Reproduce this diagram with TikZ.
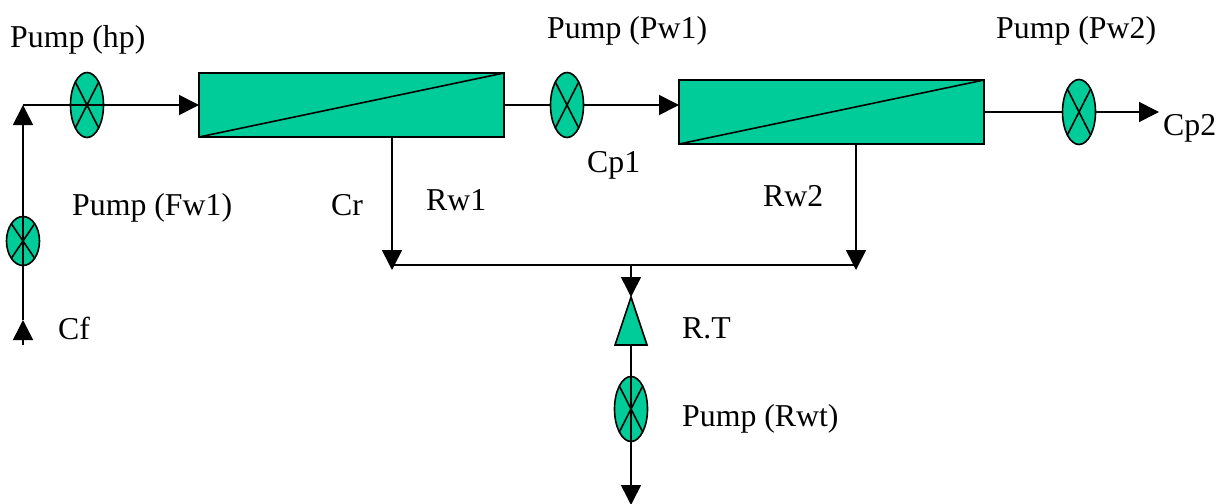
\documentclass[tikz,border=0pt]{standalone}
\usepackage{fontspec}
\setmainfont{Liberation Serif}
\usetikzlibrary{shapes.geometric,arrows.meta,calc}
\definecolor{mem}{HTML}{00CC99}
\tikzset{
  pipe/.style={line width=1.6pt,draw=black},
  flow/.style={pipe,-{Triangle[length=20pt,width=20pt]}},
  membrane/.style={rectangle,draw=black,line width=1.6pt,fill=mem,minimum width=305pt,minimum height=64pt,inner sep=0pt,outer sep=0pt},
  pumpbody/.style={ellipse,draw=black,line width=1.6pt,fill=mem,inner sep=0pt,outer sep=0pt},
  pumpbig/.style={pumpbody,minimum width=33pt,minimum height=65pt},
  pumpsmall/.style={pumpbody,minimum width=33pt,minimum height=49pt},
  valve/.style={isosceles triangle,isosceles triangle apex angle=36.87,isosceles triangle stretches,shape border rotate=90,draw=black,line width=1.6pt,fill=mem,minimum width=32pt,minimum height=48pt,inner sep=0pt,outer sep=0pt},
  lab/.style={anchor=base west,inner sep=0pt,font=\fontsize{31.8}{32}\selectfont}
}
\newcommand{\crossp}[1]{\draw[pipe] (#1.north west) -- (#1.south east) (#1.north east) -- (#1.south west);}
\begin{document}
\begin{tikzpicture}[x=1pt,y=-1pt]
\useasboundingbox (0,0) rectangle (1225,503);
\clip (0,0) rectangle (1225,503);
% nodes
\node[membrane] (m1) at (351.5,105) {};
\node[membrane] (m2) at (831.5,112) {};
\node[pumpbig] (php) at (87,105) {};
\node[pumpsmall] (pfw) at (23,241) {};
\node[pumpbig] (pw1) at (567,105) {};
\node[pumpbig] (pw2) at (1079,112) {};
\node[pumpbig] (prw) at (631,409) {};
\node[valve,anchor=apex] (rt) at (631,297) {};
% free points
\coordinate (cfstart) at (23,345);
\coordinate (cftip) at (23,320);
\coordinate (corner) at (23,105);
\coordinate (out2) at (1159,112);
\coordinate (j1) at (392,265);
\coordinate (j2) at (856,265);
\coordinate (j3) at (631,265);
\coordinate (drop1) at (392,270);
\coordinate (drop2) at (856,270);
\coordinate (rwout) at (631,505);
\coordinate (rtbase) at ($(rt.left corner)!0.5!(rt.right corner)$);
% membrane diagonals and pump crosses
\draw[pipe] (m1.south west) -- (m1.north east);
\draw[pipe] (m2.south west) -- (m2.north east);
\crossp{php}\crossp{pfw}\crossp{pw1}\crossp{pw2}\crossp{prw}
% connectors
\draw[flow] (cfstart) -- (cftip);
\draw[flow] (cftip) -- (corner);
\draw[flow] (corner) -- (m1.west);
\draw[pipe] (m1.east) -- (pw1.west);
\draw[flow] (pw1.east) -- (m2.west |- pw1.east);
\draw[pipe] (m2.east) -- (pw2.west);
\draw[flow] (pw2.east) -- (out2);
\draw[flow] (m1.south -| j1) -- (drop1);
\draw[flow] (m2.south -| j2) -- (drop2);
\draw[pipe] (j1) -- (j2);
\draw[flow] (j3) -- (rt.apex);
\draw[flow] (rtbase) -- (rwout);
% labels
\node[lab] (t1) at (10,48) {Pump (hp)};
\node[lab] (t2) at (547,39) {Pump (Pw1)};
\node[lab] (t3) at (996,39) {Pump (Pw2)};
\node[lab] (t4) at (72,215) {Pump (Fw1)};
\node[lab] (t5) at (331,215) {Cr};
\node[lab] (t6) at (426,210) {Rw1};
\node[lab] (t7) at (763,206) {Rw2};
\node[lab] (t8) at (587,172) {Cp1};
\node[lab] (t9) at (1163,135) {Cp2};
\node[lab] (t10) at (58,339) {Cf};
\node[lab] (t11) at (682,338) {R.T};
\node[lab] (t12) at (682,426) {Pump (Rwt)};
\end{tikzpicture}
\end{document}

···

[REQUEST] Reproduce the material above in full, exactly, with no images.

[THE RESPONSE]
Reproduce this diagram with TikZ.
\documentclass[tikz,border=0pt]{standalone}
\usepackage{fontspec}
\setmainfont{Liberation Serif}
\usetikzlibrary{shapes.geometric,arrows.meta,calc}
\definecolor{mem}{HTML}{00CC99}
\tikzset{
  pipe/.style={line width=1.6pt,draw=black},
  flow/.style={pipe,-{Triangle[length=20pt,width=20pt]}},
  membrane/.style={rectangle,draw=black,line width=1.6pt,fill=mem,minimum width=305pt,minimum height=64pt,inner sep=0pt,outer sep=0pt},
  pumpbody/.style={ellipse,draw=black,line width=1.6pt,fill=mem,inner sep=0pt,outer sep=0pt},
  pumpbig/.style={pumpbody,minimum width=33pt,minimum height=65pt},
  pumpsmall/.style={pumpbody,minimum width=33pt,minimum height=49pt},
  valve/.style={isosceles triangle,isosceles triangle apex angle=36.87,isosceles triangle stretches,shape border rotate=90,draw=black,line width=1.6pt,fill=mem,minimum width=32pt,minimum height=48pt,inner sep=0pt,outer sep=0pt},
  lab/.style={anchor=base west,inner sep=0pt,font=\fontsize{31.8}{32}\selectfont}
}
\newcommand{\crossp}[1]{\draw[pipe] (#1.north west) -- (#1.south east) (#1.north east) -- (#1.south west);}
\begin{document}
\begin{tikzpicture}[x=1pt,y=-1pt]
\useasboundingbox (0,0) rectangle (1225,503);
\clip (0,0) rectangle (1225,503);
% nodes
\node[membrane] (m1) at (351.5,105) {};
\node[membrane] (m2) at (831.5,112) {};
\node[pumpbig] (php) at (87,105) {};
\node[pumpsmall] (pfw) at (23,241) {};
\node[pumpbig] (pw1) at (567,105) {};
\node[pumpbig] (pw2) at (1079,112) {};
\node[pumpbig] (prw) at (631,409) {};
\node[valve,anchor=apex] (rt) at (631,297) {};
% free points
\coordinate (cfstart) at (23,345);
\coordinate (cftip) at (23,320);
\coordinate (corner) at (23,105);
\coordinate (out2) at (1159,112);
\coordinate (j1) at (392,265);
\coordinate (j2) at (856,265);
\coordinate (j3) at (631,265);
\coordinate (drop1) at (392,270);
\coordinate (drop2) at (856,270);
\coordinate (rwout) at (631,505);
\coordinate (rtbase) at ($(rt.left corner)!0.5!(rt.right corner)$);
% membrane diagonals and pump crosses
\draw[pipe] (m1.south west) -- (m1.north east);
\draw[pipe] (m2.south west) -- (m2.north east);
\crossp{php}\crossp{pfw}\crossp{pw1}\crossp{pw2}\crossp{prw}
% connectors
\draw[flow] (cfstart) -- (cftip);
\draw[flow] (cftip) -- (corner);
\draw[flow] (corner) -- (m1.west);
\draw[pipe] (m1.east) -- (pw1.west);
\draw[flow] (pw1.east) -- (m2.west |- pw1.east);
\draw[pipe] (m2.east) -- (pw2.west);
\draw[flow] (pw2.east) -- (out2);
\draw[flow] (m1.south -| j1) -- (drop1);
\draw[flow] (m2.south -| j2) -- (drop2);
\draw[pipe] (j1) -- (j2);
\draw[flow] (j3) -- (rt.apex);
\draw[flow] (rtbase) -- (rwout);
% labels
\node[lab] (t1) at (10,48) {Pump (hp)};
\node[lab] (t2) at (547,39) {Pump (Pw1)};
\node[lab] (t3) at (996,39) {Pump (Pw2)};
\node[lab] (t4) at (72,215) {Pump (Fw1)};
\node[lab] (t5) at (331,215) {Cr};
\node[lab] (t6) at (426,210) {Rw1};
\node[lab] (t7) at (763,206) {Rw2};
\node[lab] (t8) at (587,172) {Cp1};
\node[lab] (t9) at (1163,135) {Cp2};
\node[lab] (t10) at (58,339) {Cf};
\node[lab] (t11) at (682,338) {R.T};
\node[lab] (t12) at (682,426) {Pump (Rwt)};
\end{tikzpicture}
\end{document}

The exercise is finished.